Our parents are usually our first and foremost leaders in life, starting at birth and typically continuing even after they’ve leftus. They look over us and care for us, and it’s their daily directive that helps shape our lives. That’s why many of us follow our parents in so many ways, including our chosen careers and also our favorite daily diversions. Love of the automotive hobby is one of those qualities that’s commonly passed down from parent to child, and it’s typical to see sons and daughters follow their parents into the garage and learn from them what their parents taught them a generation earlier.

Nick Maneri Sr. and his son, Nick Jr., are from Mays Landing, New Jersey. Young Nick grew up under his father’s hot-rodding tutelage, learning the basics of auto mechanics by watching his dad wrench on one of the several hot rods he’s owned since his teens. “When I was little, I remember my dad’s Model A in my grandmother’s garage,” Nick Jr. says. “At that time, he also had a ’51 Victoria. I rode in that car and a ’35 cabriolet he still has. I was probably about 8 when he brought the Model A back home and pulled the body offto redo the car again. By that time, I was getting old enough to help out.”

A sporty ’67 Mustang would appear in Nick Jr.’s teenage years, and it’s a car he still uses on a daily basis. Later, it would be Nick Sr.’s ’86 Ford pickup that the young gun eventually honed his skills on, teaching him basic bodywork and engine rebuilding. However, when it comes to the ride that was the constant presence in the family garage, it has to be Nick Sr.’s built-up Model A coupe.

SENIOR’S YEAR

“I bought my ’31 Model A in 1963, the year after I graduated high school,” Nick Sr. says. “I got it for $75, and I paid for it in quarters because that’s how I got paid when I was selling pretzels.” The Model A was in the process of being turned into a hot rod at the time, and Nick continued that process. “The car was last owned by a guy named Billy Placek. He cut the bottom out of the car and started to channel it.
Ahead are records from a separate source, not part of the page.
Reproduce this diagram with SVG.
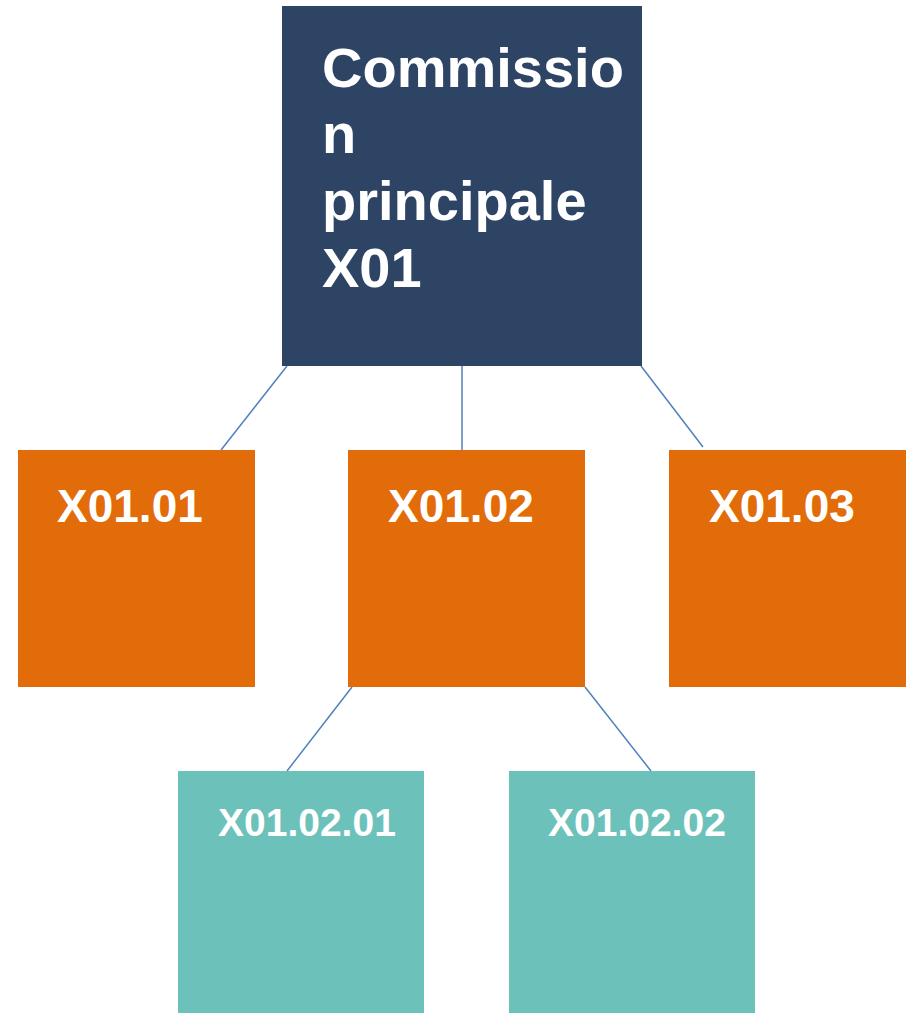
<svg xmlns="http://www.w3.org/2000/svg" width="909" height="1013" viewBox="0 0 909 1013">
<style>
.t{font-family:"Liberation Sans",Arial,sans-serif;font-weight:bold;fill:#fff}
.c{stroke:#4F81BD;stroke-width:1.5;fill:none}
.o{fill:#E36C0A}
.g{fill:#6CC2BA}
</style>
<rect width="909" height="1013" fill="#fff"/>
<g id="connectors">
<line class="c" x1="287" y1="366" x2="221" y2="450"/>
<line class="c" x1="462" y1="366" x2="462" y2="450"/>
<line class="c" x1="641" y1="366" x2="703" y2="447"/>
<line class="c" x1="352" y1="687" x2="287" y2="771"/>
<line class="c" x1="585" y1="687" x2="651" y2="771"/>
</g>
<g id="root">
<rect x="282" y="6" width="360" height="360" fill="#2E4465"/>
<text class="t" font-size="56" x="322"><tspan x="322" y="87">Commissio</tspan><tspan x="322" y="153">n</tspan><tspan x="322" y="220">principale</tspan><tspan x="322" y="287">X01</tspan></text>
</g>
<g id="x0101">
<rect class="o" x="18" y="450" width="237" height="237"/>
<text class="t" font-size="46" x="57" y="522">X01.01</text>
</g>
<g id="x0102">
<rect class="o" x="348" y="450" width="237" height="237"/>
<text class="t" font-size="46" x="388" y="522">X01.02</text>
</g>
<g id="x0103">
<rect class="o" x="669" y="450" width="237" height="237"/>
<text class="t" font-size="46" x="709" y="522">X01.03</text>
</g>
<g id="x010201">
<rect class="g" x="178" y="771" width="246" height="242"/>
<text class="t" font-size="39" x="218" y="836">X01.02.01</text>
</g>
<g id="x010202">
<rect class="g" x="509" y="771" width="246" height="242"/>
<text class="t" font-size="39" x="548" y="836">X01.02.02</text>
</g>
</svg>
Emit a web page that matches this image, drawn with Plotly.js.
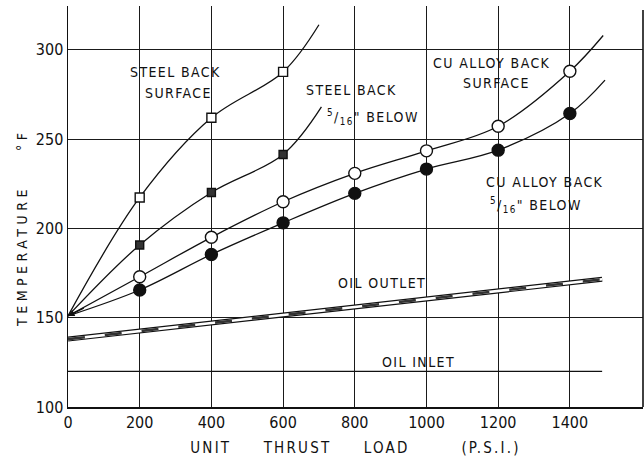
<!DOCTYPE html>
<html>
<head>
<meta charset="utf-8">
<script src="https://cdn.plot.ly/plotly-3.0.1.min.js"></script>
<style>
html,body{margin:0;padding:0;background:#fff;}
#chart{width:644px;height:466px;}
.main-svg text{font-stretch:condensed;}
.annotation-text{letter-spacing:1.4px;}
.g-xtitle text{letter-spacing:2.2px;}
</style>
</head>
<body>
<div id="chart"></div>
<script>
// Unit thrust load (psi) and temperatures (°F). First/last entries are curve start/end (no marker).
const steelSurfX = [0, 200, 400, 600, 700];
const steelSurfY = [151, 217.3, 261.9, 287.6, 314];
const steelBelowX = [0, 200, 400, 600, 707];
const steelBelowY = [151, 190.7, 220.1, 241.4, 268];
const cuSurfX = [0, 200, 400, 600, 800, 1000, 1200, 1400, 1493];
const cuSurfY = [151, 172.9, 195.0, 214.9, 230.8, 243.4, 257.2, 288.0, 308];
const cuBelowX = [0, 200, 400, 600, 800, 1000, 1200, 1400, 1498];
const cuBelowY = [151, 165.5, 185.4, 203.1, 219.6, 233.2, 243.8, 264.3, 283];
const oilOutletX = [0, 1490];
const oilOutletY = [138, 171.5];
const oilInletX = [0, 1490];
const oilInletY = [120, 120];
const xTicks = [0, 200, 400, 600, 800, 1000, 1200, 1400];
const yTicks = [100, 150, 200, 250, 300];

const FONT = '"DejaVu Sans Condensed","DejaVu Sans",sans-serif';

function inner(a){ return a.slice(1, a.length-1); }

function curve(x, y){
  return {x:x, y:y, mode:'lines', line:{color:'#111', width:1.3, shape:'spline', smoothing:1.0}, hoverinfo:'skip', showlegend:false};
}
function marks(x, y, symbol, size, fill){
  return {x:inner(x), y:inner(y), mode:'markers', showlegend:false, hoverinfo:'skip',
    marker:{symbol:symbol, size:size, color:fill, line:{color:'#111', width:1.4}}};
}

const traces = [
  curve(steelSurfX, steelSurfY),
  curve(steelBelowX, steelBelowY),
  curve(cuSurfX, cuSurfY),
  curve(cuBelowX, cuBelowY),
  {x:oilInletX, y:oilInletY, mode:'lines', line:{color:'#111', width:1.3}, showlegend:false, hoverinfo:'skip'},
  {x:oilOutletX, y:oilOutletY, mode:'lines', line:{color:'#111', width:5}, showlegend:false, hoverinfo:'skip'},
  {x:oilOutletX, y:oilOutletY, mode:'lines', line:{color:'#fff', width:2.6}, showlegend:false, hoverinfo:'skip'},
  {x:oilOutletX, y:oilOutletY, mode:'lines', line:{color:'#333', width:2.6, dash:'17px,20px'}, showlegend:false, hoverinfo:'skip'},
  marks(steelSurfX, steelSurfY, 'square', 9, '#fff'),
  marks(steelBelowX, steelBelowY, 'square', 8, '#333'),
  marks(cuSurfX, cuSurfY, 'circle', 12, '#fff'),
  marks(cuBelowX, cuBelowY, 'circle', 12, '#111')
];

function note(text, x, y, size){
  return {text:text, x:x, y:y, xref:'x', yref:'y', showarrow:false,
    font:{family:FONT, size:size||14, color:'#111'}, xanchor:'center', yanchor:'middle'};
}
const NB = '\u00A0';
const FRAC = '<sup>5</sup>/<sub>16</sub>"' + NB + 'BELOW';
const Y_TITLE = 'TEMPERATURE' + NB.repeat(4) + '°F';
const annotations = [
  note('STEEL BACK', 301, 287.5),
  note('SURFACE', 307, 275.7),
  note('STEEL BACK', 792, 277.4),
  note(FRAC, 850, 262.3),
  note('CU ALLOY BACK', 1180, 292.5),
  note('SURFACE', 1194, 281.3),
  note('CU ALLOY BACK', 1330, 225.9),
  note(FRAC, 1306, 213),
  note('OIL OUTLET', 876, 169.4),
  note('OIL INLET', 979, 125.2),
  {x:0, y:151, ax:55, ay:156.5, xref:'x', yref:'y', axref:'x', ayref:'y', showarrow:true,
   arrowhead:2, arrowsize:1, arrowwidth:1.3, arrowcolor:'#111', text:' '},
  {text:Y_TITLE, x:-0.08, y:200.4, xref:'paper', yref:'y', showarrow:false, textangle:-90,
   xanchor:'center', yanchor:'middle', font:{family:FONT, size:14, color:'#111'}}
];

const layout = {
  width:644, height:466,
  margin:{l:68, r:1, t:6, b:59},
  paper_bgcolor:'#fff', plot_bgcolor:'#fff',
  font:{family:FONT, color:'#111'},
  xaxis:{range:[0, 1604], tickvals:xTicks, ticks:'', showgrid:true, gridcolor:'#1a1a1a', gridwidth:1,
    zeroline:false, showline:true, linecolor:'#111', linewidth:1.5,
    tickfont:{family:FONT, size:16, color:'#111'},
    title:{text:'UNIT' + NB.repeat(5) + 'THRUST' + NB.repeat(5) + 'LOAD' + NB.repeat(8) + '(P.S.I.)',
      font:{family:FONT, size:15, color:'#111'}, standoff:12}},
  yaxis:{range:[100, 324.5], tickvals:yTicks, ticks:'', showgrid:true, gridcolor:'#1a1a1a', gridwidth:1,
    zeroline:false, showline:true, linecolor:'#111', linewidth:1.5,
    tickfont:{family:FONT, size:16, color:'#111'}},
  shapes:[
    {type:'line', xref:'paper', yref:'paper', x0:1, x1:1, y0:0, y1:0.99, line:{color:'#111', width:1.6}}
  ],
  annotations:annotations,
  showlegend:false
};

Plotly.newPlot('chart', traces, layout, {staticPlot:true, displayModeBar:false}).then(function(gd){
  gd.querySelectorAll('.annotation-text').forEach(function(t){
    if (t.textContent.indexOf('TEMPERATURE') === 0) t.style.letterSpacing = '4.5px';
  });
});
</script>
</body>
</html>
A friend named Joe Fox welded the subrails back in, and I had the car back on the road the following year.”

Nick bought the car with a hopped-up banger in it, but that didn’t last long. “The first engine I put in it was from a ’48 Mercury, backed by a ’47 transmission with a Hurst shifter.” North Jersey racer and ace mechanic Pappy Hough cut down the ’37 banjo rear that went into the hot rod. A year later, Nick switched to a hot Ford small-block. He kept the Model A springs in the front and back and built the car on the original frame, splitting the wishbones up front. A Cragar dropped axle and reverse-eye spring up front brought the front end down and gave Nick the rake he desired.

A ’32 grille sits up front, the trunk handle was shaved to clean up the coupe’s skin, and a set of ’51 Pontiac taillights was mounted out back. Out on the corners, Nick installed 15-inch Mercury steel wheels that helped give the ride an understated look.

Over the years, the Model A went through some changes. The Ford was painted in a mid-’60s Ford truck yellow for a long period of time. Later on, Nick installed a T10 four-speed and a ’57 Olds rear, as well. It has been driven more than 100,000 miles under Nick’s ownership, including some passes at Raceway Park in Englishtown, New Jersey, where it ran consistent 13s. It was also Nick’s wedding car in 1974.